30 de dezembro de 2009

Tchiweka / Ágora / Novo Jornal/ Luanda 30-12-09



Tchiweka

“Há homens que lutam um dia, e são bons;
Há outros que lutam um ano, e são melhores;
Há aqueles que lutam muitos anos, e são muito bons;
Porém há os que lutam toda a vida
Estes são os imprescindíveis”
Bertold Brecht

Fui presenteado, por um bom amigo, com o livro “Lúcio Lara, imagens de um percurso”, editado pela “Associação Tchiweka de documentação”.
Este livro, graficamente excelente, é a fotobiografia do homem que trilhou toda a luta de libertação de Angola, do seu nascimento enquanto País, e a sua tumultuosa existência nestes quase trinta e cinco anos de independência.
Há uns tempos, passei a pé na casa branca, a 124, da Rua Comandante Stona, e reparei que era a única casa de Luanda que tinha visto sem grades, sem arame farpado, sem segurança sentado numa cadeira à porta, sem muros altos e com o jardim cuidadosamente arranjado. Comentei esse facto com alguns amigos, e realmente foi generalizada a opinião que essa situação era imposta pelo respeito, só possível pela probidade e estatura moral do proprietário da casa: Lúcio Lara.
Lúcio Lara dedicou toda a sua vida à luta pela independência do povo angolano, sacrificando-se, sacrificando a sua família, e nunca nada pediu em troca, rejeitando demasiadas vezes cargos, lugares, em suma todo um conjunto de “prebendas”, que o violentassem no seu carácter de homem impoluto, de grande maturidade ideológica e profundamente arreigado a valores, que se para alguns são dispensáveis, para ele foi a razão de luta de uma vida vivida, dura e materializada nalguns dos seus lídimos objectivos.
Esta fotobiografia, bem como os outros três livros de documentos, já publicados pela ATD, revela uma pessoa de combate, mas também alguém que dava e retribuía com facilidade doses elevadas de afectividade.

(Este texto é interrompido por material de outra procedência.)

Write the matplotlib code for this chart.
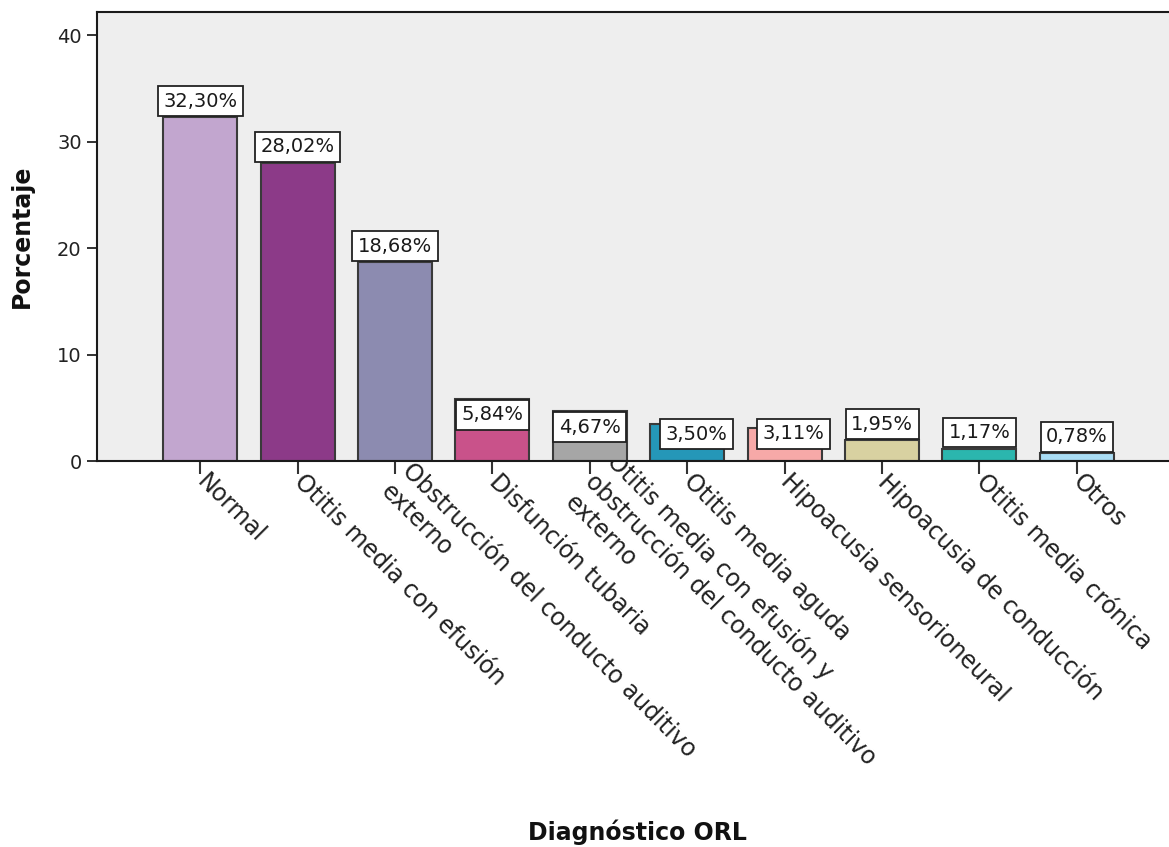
import matplotlib
matplotlib.use("Agg")
import matplotlib.pyplot as plt
from matplotlib.transforms import offset_copy

# Diagnósticos ORL y su porcentaje
categorias = [
    "Normal",
    "Otitis media con efusión",
    "Obstrucción del conducto auditivo\nexterno",
    "Disfunción tubaria",
    "Otitis media con efusión y\nobstrucción del conducto auditivo\nexterno",
    "Otitis media aguda",
    "Hipoacusia sensorioneural",
    "Hipoacusia de conducción",
    "Otitis media crónica",
    "Otros",
]
porcentajes = [32.30, 28.02, 18.68, 5.84, 4.67, 3.50, 3.11, 1.95, 1.17, 0.78]
etiquetas = ["32,30%", "28,02%", "18,68%", "5,84%", "4,67%",
             "3,50%", "3,11%", "1,95%", "1,17%", "0,78%"]
y_ticks = [0, 10, 20, 30, 40]

colores = ["#C2A6CF", "#8C3A88", "#8C8BB0", "#C9528A", "#A6A6A6",
           "#2597B8", "#F7A9A8", "#D8D1A1", "#2BB6AE", "#A9DDF5"]

# desplazamiento (px) de cada caja de etiqueta respecto al tope de su barra
label_dx = [0, 0, 0, 0, 0, 9.5, 9, 0, 0, 0]
label_dy = [16, 16, 16, -16, -16, -10.5, -6, 16, 16, 16]

plt.rcParams['font.family'] = ['DejaVu Sans']

W, H = 1169, 847
fig = plt.figure(figsize=(W / 100, H / 100), dpi=100)
ax = fig.add_axes([97 / W, 1 - 461 / H, (W - 97) / W + 0.002, (461 - 12) / H])
ax.set_facecolor("#EEEEEE")

x = list(range(len(categorias)))
ax.bar(x, porcentajes, width=0.76, color=colores, edgecolor="#3a3a3a",
       linewidth=1.5, zorder=2)

for i, (v, t) in enumerate(zip(porcentajes, etiquetas)):
    tr = offset_copy(ax.transData, fig=fig, x=label_dx[i], y=label_dy[i], units='dots')
    ax.text(i, v, t, transform=tr, ha='center', va='center', fontsize=14,
            color="#1a1a1a", zorder=4,
            bbox=dict(boxstyle="square,pad=0.28", facecolor="white",
                      edgecolor="#222222", linewidth=1.3))

ax.set_xlim(-1.06, 9.97)
ax.set_ylim(0, 42.2)
ax.set_yticks(y_ticks)
ax.tick_params(axis='y', labelsize=14, length=7, width=1.3, pad=4,
               colors="#222222")
ax.set_xticks(x)
ax.set_xticklabels(categorias, rotation=-45, ha='left', va='center',
                   rotation_mode='anchor', fontsize=17, color="#222222",
                   linespacing=1.3)
ax.tick_params(axis='x', length=9, width=1.5, pad=3, color="#333333")

for s in ['left', 'bottom', 'top']:
    ax.spines[s].set_linewidth(1.5)
    ax.spines[s].set_color("#1a1a1a")
ax.spines['right'].set_visible(False)

fig.text(22 / W, 1 - 236 / H, "Porcentaje", rotation=90, ha='center',
         va='center', fontsize=17, fontweight='bold', color="#111111")
fig.text(637 / W, 1 - 832 / H, "Diagnóstico ORL", ha='center', va='center',
         fontsize=17, fontweight='bold', color="#111111")

fig.savefig("out.png", dpi=100)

O MPLA foi a razão da sua vida, ele que é um dos poucos sobreviventes, de um projecto que criou e desenvolveu, onde tantos tem entrado, e que merece do seu País tudo que se deve dar a um dos seus melhores, que são tão poucos..
Lúcio Lara funcionou para mim e para muitos da minha geração, quase que como um alter-ego, com a sua luta continuada pela libertação do País, a defesa obstinada do seu projecto de sociedade igualitária em Angola, o tenaz combate ao racismo e tribalismo, pasto fértil para a penetração de formas de liberalismo niilista, em que o lucro a qualquer preço é o mote da sociedade, e em que o homem passa a mercadoria ou estatística.
Este livro, é provavelmente do melhor que se fez em Angola, nos últimos trinta e cinco anos, e mostra fotos de paixão, de amizades perpetuadas, de reuniões aturadas, de situações complicadas, de momentos de tensão, de permanente trabalho político, de cumplicidades forjadas em propósitos comuns de afirmação de vontades de transformação de sociedade, enfim mostra o trajecto dos quase cinquenta e cinco anos do MPLA, que só tem um denominador comum: Lúcio Lara.
O livro abre a sua casa, mostra a sua dedicada família, expõe a simplicidade dos seus hábitos e partilha com todos o que gosta de fazer, os seus amigos, e os anos vividos com a sua companheira Ruth, falecida em 2000, e que seguramente foi um enorme choque, tal a cumplicidade de quase cinquenta anos de vida em comum, e de partilha de ideias, sentimentos e convicções.
Este livro é o verdadeiro livro de Angola, obrigatório para todas as gerações, principalmente para a juventude, para perceberem se o que hoje é fácil ou facilitado., foi feito com luta por pessoas imprescindíveis, e que felizmente ainda vivem entre nós.
Lúcio Lara, agradecemos-te porque não deitaste os papéis fora, e teres sido sempre um rato de papeis! Talvez assim se tivesse evitado, que em Angola, ou noutro lugar, se escrevesse ou reescrevesse a história segundo as conveniências do mercado e das circunstâncias adaptadas a determinados momentos.
Á Associação Tchiweka de Documentação, saúdo o mérito de todo o trabalho que aí está ao alcance de todos os angolanos, sem peias nem meias!

Fernando Pereira
24/12/09

1 comentário:

septuagenário disse...

Palavras de Lucio Lara ouvidas na rádio em 1974: VAMOS FAZER UMA ANGOLA À NOSSA MANEIRA.

Disse estas palavras em português, não disse em bailundo, ou quicongo, nem em cuanhama ou quioco...será que os angolanos queriam a Angola de Lúcio Lara?